Carbon nanomaterials for advanced lithium sulfur batteries

Taking advantage of a high theoretical energy density of 2567 Wh kg-1, lithium sulfur batteries (LSBs) have been considered promising candidates for next-generation energy storage systems. Nevertheless, challenging issues involving both sulfur cathode and lithium anode hinder their practical applications, which are followed by the extensive research efforts to resolve them. A wide variety of carbon nanomaterials with different characteristics has played an important role in enhancing the performance of LSBs via immobilizing sulfur in cathodes, accommodating the volume expansion of sulfur, enhancing the reaction kinetics and stabilizing lithium anodes.

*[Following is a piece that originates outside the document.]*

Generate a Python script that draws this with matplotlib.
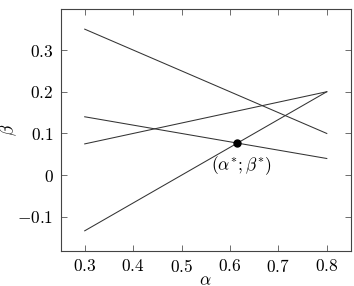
import matplotlib
matplotlib.use("Agg")
import matplotlib.pyplot as plt
import numpy as np

plt.rcParams['font.family'] = 'serif'
plt.rcParams['font.serif'] = ['cmr10', 'DejaVu Serif']
plt.rcParams['mathtext.fontset'] = 'cm'
plt.rcParams['axes.formatter.use_mathtext'] = True

# data
alpha = [0.3, 0.8]
line1 = [0.35, 0.10]
line2 = [0.14, 0.04]
line3 = [0.075, 0.20]
line4 = [-0.1333, 0.20]
alpha_star = [0.6154]
beta_star = [0.0769]
point_label = r'$(\alpha^{*};\beta^{*})$'

xticks = [0.3, 0.4, 0.5, 0.6, 0.7, 0.8]
xticklabels = ['$0.3$', '$0.4$', '$0.5$', '$0.6$', '$0.7$', '$0.8$']
yticks = [-0.1, 0.0, 0.1, 0.2, 0.3]
yticklabels = [r'$-0.1$', '$0$', '$0.1$', '$0.2$', '$0.3$']

W, H = 354, 286
fig = plt.figure(figsize=(W / 100, H / 100), dpi=100)
ax = fig.add_axes([60.5 / W, 1 - 251 / H, (351 - 60.5) / W, (251 - 9) / H])

for ys in (line1, line2, line3, line4):
    ax.plot(alpha, ys, color='#333333', lw=0.75)

ax.plot(alpha_star, beta_star, 'o', color='black', ms=5, zorder=5)
ax.annotate(point_label, (alpha_star[0], beta_star[0]), xytext=(2.5, -16),
            textcoords='offset points', ha='center', va='center', fontsize=12.5)

ax.set_xlim(0.25, 0.85)
ax.set_ylim(-0.1817, 0.3983)
ax.set_xticks(xticks)
ax.set_xticklabels(xticklabels)
ax.set_yticks(yticks)
ax.set_yticklabels(yticklabels)
ax.tick_params(direction='in', length=4.5, width=0.6, colors='#555555',
               labelcolor='black', labelsize=12.5, top=True, right=True, pad=5)
for s in ax.spines.values():
    s.set_linewidth(0.8)
    s.set_color('#444444')

ax.set_xlabel(r'$\alpha$', fontsize=12.5)
ax.set_ylabel(r'$\beta$', fontsize=12.5)
ax.xaxis.set_label_coords(0.5, (251 - 273) / 242)
ax.yaxis.set_label_coords((19 - 60.5) / 290.5, 0.5)

fig.savefig('out.png', dpi=100)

This report overviews the state-of-the-art progress in designing and fabricating nanocarbon for advanced LSBs with particular focuses on the correlations among porosity, electrical conductivity and surface chemistry as some of the most critical factors. More importantly, statistical analysis of electrochemical performance of batteries collected from literatures allows us to identify substantial disparities between the current achievements and the requirements for real-world applications. In an effort to bridge this gap, we highlight recent advances in the design of LSBs with improved sulfur loading, enhanced charge transfer and minimized electrolyte/sulfur ratio. Conclusions and perspectives for future development of nanocarbon in LSBs are proposed.